Gov. Gavin Newsom projected another year of record funding for schools during his budget presentation on Monday but warned that some districts could be in financial trouble as student enrollment continues to decline.
Newsom’s budget proposal pointed to a state population decline driven by plummeting birth rates that have “eroded” K-12 enrollment projections, and proposed tweaking California’s decades-old education funding formula to “minimize the impact” of fewer students in schools, with funding tied to attendance.
Newsom’s budget proposes broadening the policy to allow districts to base funding on attendance in the current year , prior year or the average of that from three prior years — whichever is greater. The proposal gives school districts “more running room to plan against really shocking declines,” said Keely Martin Bosler, director of Newsom’s Department of Finance.
Average daily attendance among the state’s 6 million-plus K-12 students has decreased by 271,000 students since 2014. School funding in California is based on student enrollment and reduced by average daily attendance records, an attempt to hold schools accountable for chronic absenteeism.
Enrollment declines has been compounded by the COVID-19 pandemic as fewer families moved to California and campus closures “pushed parents to consider alternatives to their neighborhood public school,” according to budget documents released by Newsom on Monday.
“Some school districts over the next few years will be faced with difficult choices to remain fiscally solvent,” the budget states.
Last week, state Sen. Anthony Portantino (D–La Cañada Flintridge) introduced legislation that takes a bolder approach to the enrollment problem. The new bill proposes that education funding be tied to total annual student enrollment rather than how often students actually attend class. The move could bring in an additional $3 billion in annual state funding for schools, according to Portantino.
Portantino said in a statement Monday that he is encouraged by Newsom’s proposal and that “the governor’s instincts are right,” but that he will continue to make the case that “this is the perfect time to enact the structural reforms necessary to better fund our schools and to create the stability that education leaders need to better serve our children.”
Newsom has not commented on Portantino’s legislation.
At San Bernardino City Unified, enrollment dropped by more than 2,000 students last year, equivalent to eight years’ worth of past annual population declines in the district.
The district, which enrolls more than 50,000 students, is already assessing where to make potential cuts, said Associate Supt. Harold Sullins.
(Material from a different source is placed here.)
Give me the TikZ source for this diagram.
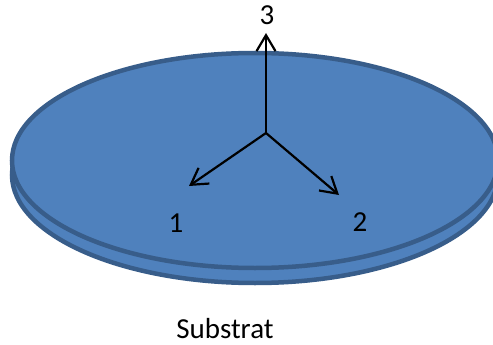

“With this impending cliff and the acceleration of the issues that COVID has presented, I’m grateful we’re having this conversation. But it’s not a new issue for school districts, and we just wish it didn’t take a pandemic to get here,” Sullins said. “Unfortunately, we should have gotten to this place much earlier.”
The California Assn. of School Business Officials said that it supports “any statutory changes that recognize the enrollment realities are varying and unique” and “any opportunities to alleviate financial pressures around these conditions.”
School leaders who have long bemoaned average daily attendance, saying it is a volatile policy that makes budgeting more difficult, welcome a change but say Newsom and Portantino’s plans don’t go far enough.
Newsom’s projected $119 billion in education funding and record per-pupil spending won’t necessarily save districts facing systemic deficits and significant enrollment declines, as state law dictates how the money can be spent.
Portantino’s proposal would require that half of any new funding brought in be dedicated to chronic absenteeism, restricting how money can be spent.
Kevin Gordon, an education lobbyist in Sacramento who represents superintendents across the state, said that the school funding conversation is “long overdue,” but it’s a heavy lift. Average daily attendance is referenced throughout state law and tied to other budget processes, and a shift to an enrollment-based policy will create significant ongoing costs to the state.
“The policy has never made any sense except that it puts a premium on making sure that we’re paying attention to if a kid is in the classroom every day, and I always felt that could be accomplished in other ways,” Gordon said. “From a public policy standpoint, it makes sense to move to an enrollment-based system, but it’s definitely more complicated than it might seem.”